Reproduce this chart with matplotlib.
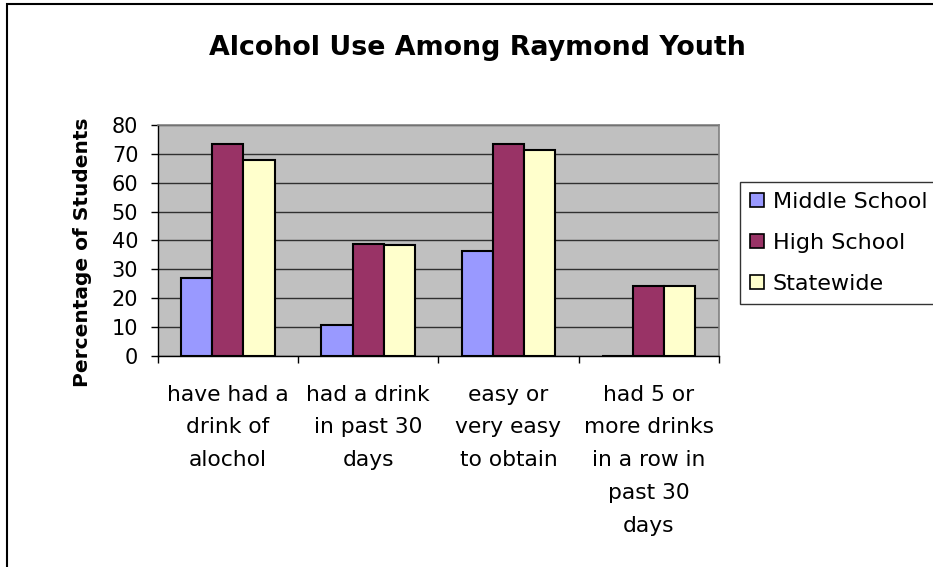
import matplotlib
matplotlib.use("Agg")
import matplotlib.pyplot as plt
import numpy as np
from matplotlib.patches import Rectangle, Patch

plt.rcParams['font.family'] = ['DejaVu Sans']

categories = ["have had a\ndrink of\nalochol",
              "had a drink\nin past 30\ndays",
              "easy or\nvery easy\nto obtain",
              "had 5 or\nmore drinks\nin a row in\npast 30\ndays"]
series_names = ["Middle School", "High School", "Statewide"]
middle_school = [27, 10.7, 36.3, 0]
high_school = [73.3, 38.8, 73.3, 24.1]
statewide = [67.9, 38.3, 71.3, 24.1]
colors = ["#9999FF", "#993366", "#FFFFCC"]
yticks = [0, 10, 20, 30, 40, 50, 60, 70, 80]

W, H = 933, 567
fig = plt.figure(figsize=(W/100, H/100), dpi=100)
ax = fig.add_axes([157.7/W, 1-356.2/H, (718.8-157.7)/W, (356.2-124.7)/H])
ax.set_facecolor("#C0C0C0")

x = np.arange(len(categories))
w = 0.667/3
handles = []
for i, (vals, name, c) in enumerate(zip([middle_school, high_school, statewide], series_names, colors)):
    ax.bar(x + (i-1)*w, vals, width=w, color=c, edgecolor="black", linewidth=1.5, zorder=3)
    handles.append(Patch(facecolor=c, edgecolor="black", linewidth=1.2, label=name))

ax.set_xlim(-0.5, len(categories)-0.5)
ax.set_ylim(0, 80)
ax.set_yticks(yticks)
ax.set_yticklabels([str(t) for t in yticks], fontsize=15)
ax.tick_params(axis='y', direction='out', length=5, width=1, pad=9)
ax.grid(axis='y', color='#303030', linewidth=1, zorder=1)
ax.set_axisbelow(True)

ax.set_xticks(x)
ax.set_xticklabels(categories, fontsize=15.7, linespacing=1.80, va='top')
ax.tick_params(axis='x', which='major', length=0, pad=20.5)
ax.set_xticks(np.arange(-0.5, len(categories)), minor=True)
ax.tick_params(axis='x', which='minor', direction='out', length=5, width=1)

for s in ['top', 'right']:
    ax.spines[s].set_color('#808080')
    ax.spines[s].set_linewidth(1.2)
for s in ['left', 'bottom']:
    ax.spines[s].set_color('black')
    ax.spines[s].set_linewidth(1)

ax.set_ylabel("Percentage of Students", fontsize=14.5, fontweight='bold')
ax.yaxis.set_label_coords((92-157.7)/(718.8-157.7), (356.2-252.5)/(356.2-124.7))

fig.text(477/W, 1-55/H, "Alcohol Use Among Raymond Youth", fontsize=19.4,
         fontweight='bold', ha='center', va='baseline')

leg = fig.legend(handles=handles, loc='upper left', bbox_to_anchor=(740/W, 1-182/H),
                 fontsize=16, frameon=True, fancybox=False, shadow=False,
                 handlelength=0.63, handleheight=0.57, handletextpad=0.39,
                 labelspacing=0.935, borderpad=0.45, borderaxespad=0)
leg.get_frame().set_edgecolor('black')
leg.get_frame().set_linewidth(1)

fig.add_artist(Rectangle((7.5/W, -0.1), 1.2, 1.1 - 3.5/H, transform=fig.transFigure,
                         fill=False, edgecolor='black', linewidth=1.5))

fig.savefig("out.png", dpi=100)
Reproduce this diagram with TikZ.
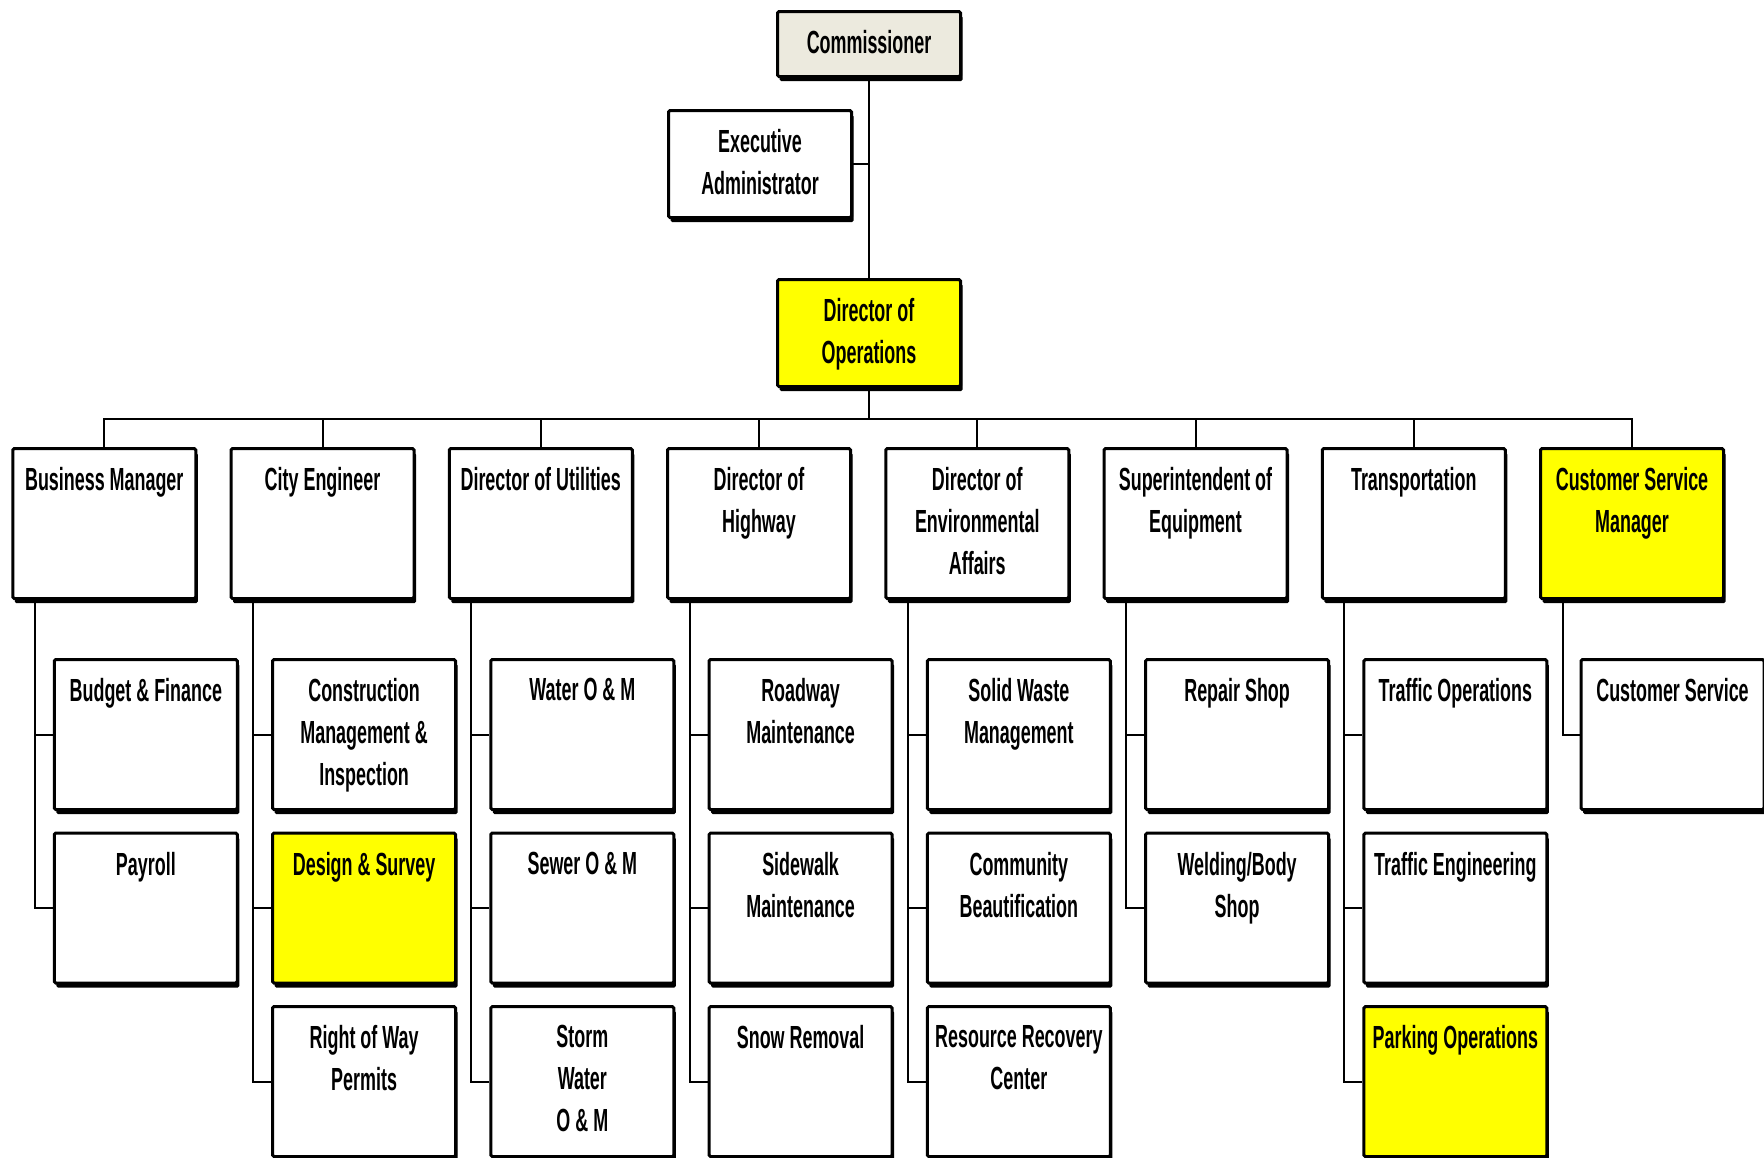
\documentclass[tikz,border=0pt]{standalone}
\usepackage{fontspec}
\setmainfont{Liberation Sans}[FakeStretch=0.56]
\usepackage{tikz}
\usetikzlibrary{shadows}
\definecolor{commfill}{RGB}{236,234,222}
\definecolor{hiyellow}{RGB}{255,255,0}
\newcommand{\card}[2]{\parbox[c][#1][t]{183pt}{\centering\vspace*{19pt}#2}}
\tikzset{
  orgbox/.style={draw, line width=3pt, fill=white, rounded corners=1.5pt, inner sep=0pt,
    font=\bfseries\fontsize{32}{42}\selectfont,
    drop shadow={shadow xshift=2pt, shadow yshift=-4.5pt, fill=black, opacity=1}},
  hilite/.style={orgbox, fill=hiyellow},
  link/.style={line width=2pt}
}

\begin{document}
\begin{tikzpicture}[x=1pt,y=-1pt]
			\useasboundingbox (0,0) rectangle (1764,1157);
			%%%%% TOP %%%%%
			\node[orgbox, fill=commfill] (comm) at (869, 44) {\card{65pt}{Commissioner}};
			\node[orgbox] (exec) at (760, 164) {\card{107pt}{Executive\\Administrator}};
			\node[hilite] (dirops) at (869, 333) {\card{107pt}{Director of\\Operations}};
			\coordinate (bus) at (869, 418.5);
			
			%%%%% DIVISIONS %%%%%
			\node[orgbox] (bizmgr) at (104.25, 523.5) {\card{150pt}{Business Manager}};
			\node[orgbox] (cityeng) at (322.5, 523.5) {\card{150pt}{City Engineer}};
			\node[orgbox] (utils) at (540.75, 523.5) {\card{150pt}{Director of Utilities}};
			\node[orgbox] (highway) at (759, 523.5) {\card{150pt}{Director of\\Highway}};
			\node[orgbox] (environ) at (977.25, 523.5) {\card{150pt}{Director of\\Environmental\\Affairs}};
			\node[orgbox] (equip) at (1195.5, 523.5) {\card{150pt}{Superintendent of\\Equipment}};
			\node[orgbox] (transp) at (1413.75, 523.5) {\card{150pt}{Transportation}};
			\node[hilite] (custmgr) at (1632, 523.5) {\card{150pt}{Customer Service\\Manager}};
			
			%%%%% UNITS %%%%%
			\node[orgbox] (budget) at (145.85, 734.5) {\card{150pt}{Budget \& Finance}};
			\node[orgbox] (payroll) at (145.85, 908) {\card{150pt}{Payroll}};
			
			\node[orgbox] (constr) at (364.1, 734.5) {\card{150pt}{Construction\\Management \&\\Inspection}};
			\node[hilite] (design) at (364.1, 908) {\card{150pt}{Design \& Survey}};
			\node[orgbox] (rightway) at (364.1, 1081.5) {\card{150pt}{Right of Way\\Permits}};
			
			\node[orgbox] (water) at (582.35, 734.5) {\card{150pt}{Water O \& M}};
			\node[orgbox] (sewer) at (582.35, 908) {\card{150pt}{Sewer O \& M}};
			\node[orgbox] (storm) at (582.35, 1081.5) {\card{150pt}{Storm\\Water\\O \& M}};
			
			\node[orgbox] (roadway) at (800.6, 734.5) {\card{150pt}{Roadway\\Maintenance}};
			\node[orgbox] (sidewalk) at (800.6, 908) {\card{150pt}{Sidewalk\\Maintenance}};
			\node[orgbox] (snow) at (800.6, 1081.5) {\card{150pt}{Snow Removal}};
			
			\node[orgbox] (solid) at (1018.85, 734.5) {\card{150pt}{Solid Waste\\Management}};
			\node[orgbox] (beautif) at (1018.85, 908) {\card{150pt}{Community\\Beautification}};
			\node[orgbox] (recovery) at (1018.85, 1081.5) {\card{150pt}{Resource Recovery\\Center}};
			
			\node[orgbox] (repair) at (1237.1, 734.5) {\card{150pt}{Repair Shop}};
			\node[orgbox] (welding) at (1237.1, 908) {\card{150pt}{Welding/Body\\Shop}};
			
			\node[orgbox] (trafops) at (1455.35, 734.5) {\card{150pt}{Traffic Operations}};
			\node[orgbox] (trafeng) at (1455.35, 908) {\card{150pt}{Traffic Engineering}};
			\node[hilite] (parking) at (1455.35, 1081.5) {\card{150pt}{Parking Operations}};
			
			\node[orgbox] (custsvc) at (1672.5, 734.5) {\card{150pt}{Customer Service}};
			
			%%%%% LINES %%%%%
			\draw[link] (comm.south) -- (dirops.north);
			\draw[link] (exec.east) -- (exec.east -| comm.south);
			\draw[link] (dirops.south) -- (bus);
			\draw[link] (bizmgr.north) |- (bus);
			\draw[link] (cityeng.north) |- (bus);
			\draw[link] (utils.north) |- (bus);
			\draw[link] (highway.north) |- (bus);
			\draw[link] (environ.north) |- (bus);
			\draw[link] (equip.north) |- (bus);
			\draw[link] (transp.north) |- (bus);
			\draw[link] (custmgr.north) |- (bus);
			
			\draw[link] ([xshift=23.5pt]bizmgr.south west) |- (budget.west);
			\draw[link] ([xshift=23.5pt]bizmgr.south west) |- (payroll.west);
			\draw[link] ([xshift=23.5pt]cityeng.south west) |- (constr.west);
			\draw[link] ([xshift=23.5pt]cityeng.south west) |- (design.west);
			\draw[link] ([xshift=23.5pt]cityeng.south west) |- (rightway.west);
			\draw[link] ([xshift=23.5pt]utils.south west) |- (water.west);
			\draw[link] ([xshift=23.5pt]utils.south west) |- (sewer.west);
			\draw[link] ([xshift=23.5pt]utils.south west) |- (storm.west);
			\draw[link] ([xshift=23.5pt]highway.south west) |- (roadway.west);
			\draw[link] ([xshift=23.5pt]highway.south west) |- (sidewalk.west);
			\draw[link] ([xshift=23.5pt]highway.south west) |- (snow.west);
			\draw[link] ([xshift=23.5pt]environ.south west) |- (solid.west);
			\draw[link] ([xshift=23.5pt]environ.south west) |- (beautif.west);
			\draw[link] ([xshift=23.5pt]environ.south west) |- (recovery.west);
			\draw[link] ([xshift=23.5pt]equip.south west) |- (repair.west);
			\draw[link] ([xshift=23.5pt]equip.south west) |- (welding.west);
			\draw[link] ([xshift=23.5pt]transp.south west) |- (trafops.west);
			\draw[link] ([xshift=23.5pt]transp.south west) |- (trafeng.west);
			\draw[link] ([xshift=23.5pt]transp.south west) |- (parking.west);
			\draw[link] ([xshift=23.5pt]custmgr.south west) |- (custsvc.west);
			%%%%% END %%%%%
\end{tikzpicture}
\end{document}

Description of the task:
In the records, locate each line holding the string "this" and copy it.

Written reply:
Reproduce this chart with matplotlib.
Reproduce this diagram with TikZ.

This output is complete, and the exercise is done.